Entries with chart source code
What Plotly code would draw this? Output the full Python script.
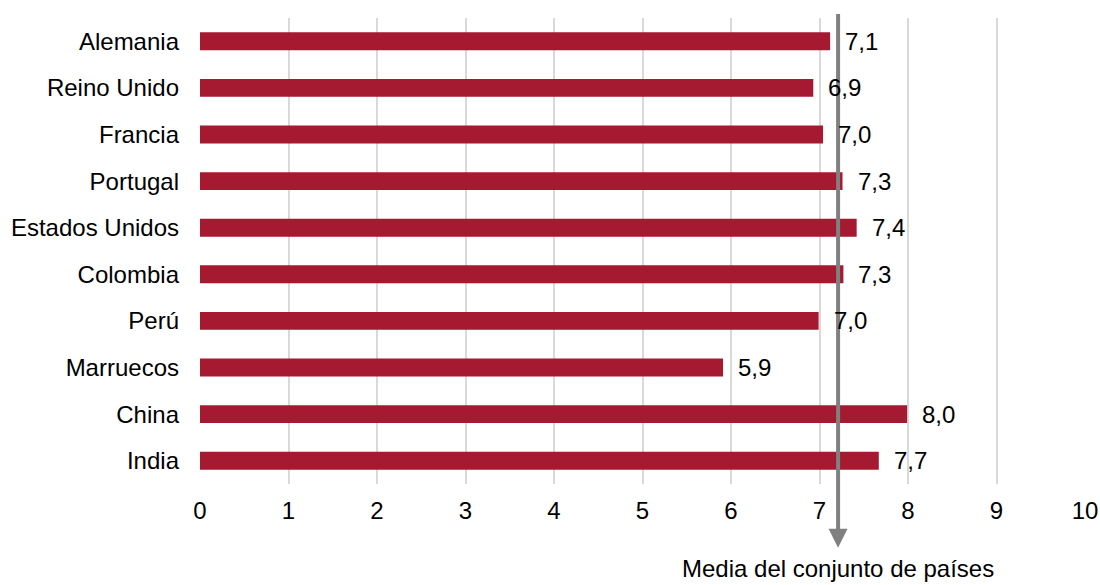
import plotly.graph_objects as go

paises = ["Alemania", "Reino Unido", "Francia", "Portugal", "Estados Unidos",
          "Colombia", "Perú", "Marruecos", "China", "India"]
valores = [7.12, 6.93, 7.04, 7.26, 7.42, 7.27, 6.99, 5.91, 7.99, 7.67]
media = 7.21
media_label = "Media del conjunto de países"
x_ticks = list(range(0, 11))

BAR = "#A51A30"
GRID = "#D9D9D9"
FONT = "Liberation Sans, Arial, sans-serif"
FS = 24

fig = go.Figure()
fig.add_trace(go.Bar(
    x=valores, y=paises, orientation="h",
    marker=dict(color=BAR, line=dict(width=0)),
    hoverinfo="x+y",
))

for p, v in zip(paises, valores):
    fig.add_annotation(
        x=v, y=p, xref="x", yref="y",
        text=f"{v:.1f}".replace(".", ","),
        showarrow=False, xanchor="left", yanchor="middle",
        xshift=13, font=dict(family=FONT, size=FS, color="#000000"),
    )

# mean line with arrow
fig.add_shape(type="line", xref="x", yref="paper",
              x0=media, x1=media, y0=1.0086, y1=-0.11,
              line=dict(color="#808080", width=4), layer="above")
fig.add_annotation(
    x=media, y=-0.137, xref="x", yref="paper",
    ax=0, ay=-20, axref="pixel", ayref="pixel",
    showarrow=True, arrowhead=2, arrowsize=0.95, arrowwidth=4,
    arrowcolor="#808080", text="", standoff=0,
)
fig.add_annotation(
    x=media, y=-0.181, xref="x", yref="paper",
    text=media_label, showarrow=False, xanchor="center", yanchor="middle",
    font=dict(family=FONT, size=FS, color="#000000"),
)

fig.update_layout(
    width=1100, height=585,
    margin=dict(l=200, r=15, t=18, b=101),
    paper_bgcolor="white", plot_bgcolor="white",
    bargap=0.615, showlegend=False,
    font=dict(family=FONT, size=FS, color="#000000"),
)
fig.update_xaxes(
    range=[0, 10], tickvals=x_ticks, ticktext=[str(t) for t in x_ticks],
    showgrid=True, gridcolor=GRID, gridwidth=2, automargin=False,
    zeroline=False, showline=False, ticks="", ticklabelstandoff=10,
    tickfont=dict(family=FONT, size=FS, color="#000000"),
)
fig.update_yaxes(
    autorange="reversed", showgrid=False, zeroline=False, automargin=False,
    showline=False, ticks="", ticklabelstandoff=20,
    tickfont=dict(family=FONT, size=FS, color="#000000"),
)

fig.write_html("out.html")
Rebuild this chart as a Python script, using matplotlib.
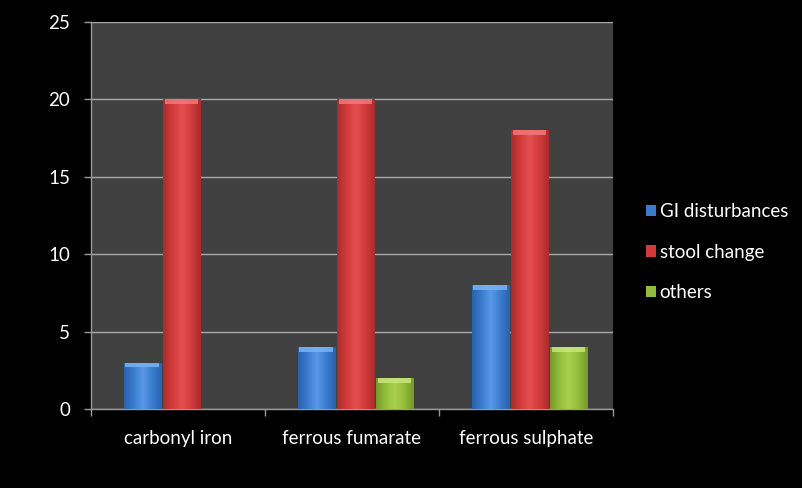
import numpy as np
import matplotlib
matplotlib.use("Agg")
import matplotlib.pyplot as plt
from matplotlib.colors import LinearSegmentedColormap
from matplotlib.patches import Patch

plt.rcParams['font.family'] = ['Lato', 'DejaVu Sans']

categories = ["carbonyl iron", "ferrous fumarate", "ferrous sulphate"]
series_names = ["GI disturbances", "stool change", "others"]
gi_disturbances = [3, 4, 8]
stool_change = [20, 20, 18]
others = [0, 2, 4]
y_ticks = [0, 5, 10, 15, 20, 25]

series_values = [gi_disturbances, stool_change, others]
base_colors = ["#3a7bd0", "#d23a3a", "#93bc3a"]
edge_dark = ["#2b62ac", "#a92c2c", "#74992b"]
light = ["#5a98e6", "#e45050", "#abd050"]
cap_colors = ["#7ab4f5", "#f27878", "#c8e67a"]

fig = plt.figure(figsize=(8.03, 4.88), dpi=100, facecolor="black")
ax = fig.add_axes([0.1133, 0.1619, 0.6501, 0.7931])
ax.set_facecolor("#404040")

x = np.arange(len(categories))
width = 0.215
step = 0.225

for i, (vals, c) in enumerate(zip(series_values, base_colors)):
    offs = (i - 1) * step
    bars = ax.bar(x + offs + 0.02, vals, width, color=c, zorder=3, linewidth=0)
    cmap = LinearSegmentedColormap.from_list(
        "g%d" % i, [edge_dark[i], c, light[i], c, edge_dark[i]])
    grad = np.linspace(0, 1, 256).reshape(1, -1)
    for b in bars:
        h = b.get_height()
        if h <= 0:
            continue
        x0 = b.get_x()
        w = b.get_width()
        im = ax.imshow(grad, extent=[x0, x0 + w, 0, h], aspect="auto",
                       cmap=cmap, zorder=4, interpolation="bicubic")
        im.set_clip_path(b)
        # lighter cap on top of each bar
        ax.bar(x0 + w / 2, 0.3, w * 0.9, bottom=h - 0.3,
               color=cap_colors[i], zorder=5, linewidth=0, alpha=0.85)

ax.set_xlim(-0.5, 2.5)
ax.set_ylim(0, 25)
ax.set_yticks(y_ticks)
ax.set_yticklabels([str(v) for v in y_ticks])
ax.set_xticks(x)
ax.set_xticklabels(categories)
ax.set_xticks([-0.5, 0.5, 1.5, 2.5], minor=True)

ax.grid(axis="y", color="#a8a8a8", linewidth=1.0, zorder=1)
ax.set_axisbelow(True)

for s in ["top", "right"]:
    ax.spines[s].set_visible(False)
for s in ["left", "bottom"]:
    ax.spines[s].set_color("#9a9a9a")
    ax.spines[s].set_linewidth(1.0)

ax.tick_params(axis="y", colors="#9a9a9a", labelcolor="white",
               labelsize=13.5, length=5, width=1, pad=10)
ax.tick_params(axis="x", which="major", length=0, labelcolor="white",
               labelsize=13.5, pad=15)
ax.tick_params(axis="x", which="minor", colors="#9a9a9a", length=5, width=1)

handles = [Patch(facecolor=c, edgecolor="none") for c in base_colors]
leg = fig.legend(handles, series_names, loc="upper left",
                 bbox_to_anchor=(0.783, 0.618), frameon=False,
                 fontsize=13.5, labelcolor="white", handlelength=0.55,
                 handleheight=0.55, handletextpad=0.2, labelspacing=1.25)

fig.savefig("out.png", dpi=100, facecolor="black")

* **Task to complete**:
Starting at the line that contains "Rebuild this chart" and stopping after the line that contains "color=cap_colors[i], zorder=5, linewidth=0, alpha=0.85)", copy every line exactly. Leave any pictures behind.

* **Solution to this task**:
Rebuild this chart as a Python script, using matplotlib.
import numpy as np
import matplotlib
matplotlib.use("Agg")
import matplotlib.pyplot as plt
from matplotlib.colors import LinearSegmentedColormap
from matplotlib.patches import Patch

plt.rcParams['font.family'] = ['Lato', 'DejaVu Sans']

categories = ["carbonyl iron", "ferrous fumarate", "ferrous sulphate"]
series_names = ["GI disturbances", "stool change", "others"]
gi_disturbances = [3, 4, 8]
stool_change = [20, 20, 18]
others = [0, 2, 4]
y_ticks = [0, 5, 10, 15, 20, 25]

series_values = [gi_disturbances, stool_change, others]
base_colors = ["#3a7bd0", "#d23a3a", "#93bc3a"]
edge_dark = ["#2b62ac", "#a92c2c", "#74992b"]
light = ["#5a98e6", "#e45050", "#abd050"]
cap_colors = ["#7ab4f5", "#f27878", "#c8e67a"]

fig = plt.figure(figsize=(8.03, 4.88), dpi=100, facecolor="black")
ax = fig.add_axes([0.1133, 0.1619, 0.6501, 0.7931])
ax.set_facecolor("#404040")

x = np.arange(len(categories))
width = 0.215
step = 0.225

for i, (vals, c) in enumerate(zip(series_values, base_colors)):
    offs = (i - 1) * step
    bars = ax.bar(x + offs + 0.02, vals, width, color=c, zorder=3, linewidth=0)
    cmap = LinearSegmentedColormap.from_list(
        "g%d" % i, [edge_dark[i], c, light[i], c, edge_dark[i]])
    grad = np.linspace(0, 1, 256).reshape(1, -1)
    for b in bars:
        h = b.get_height()
        if h <= 0:
            continue
        x0 = b.get_x()
        w = b.get_width()
        im = ax.imshow(grad, extent=[x0, x0 + w, 0, h], aspect="auto",
                       cmap=cmap, zorder=4, interpolation="bicubic")
        im.set_clip_path(b)
        # lighter cap on top of each bar
        ax.bar(x0 + w / 2, 0.3, w * 0.9, bottom=h - 0.3,
               color=cap_colors[i], zorder=5, linewidth=0, alpha=0.85)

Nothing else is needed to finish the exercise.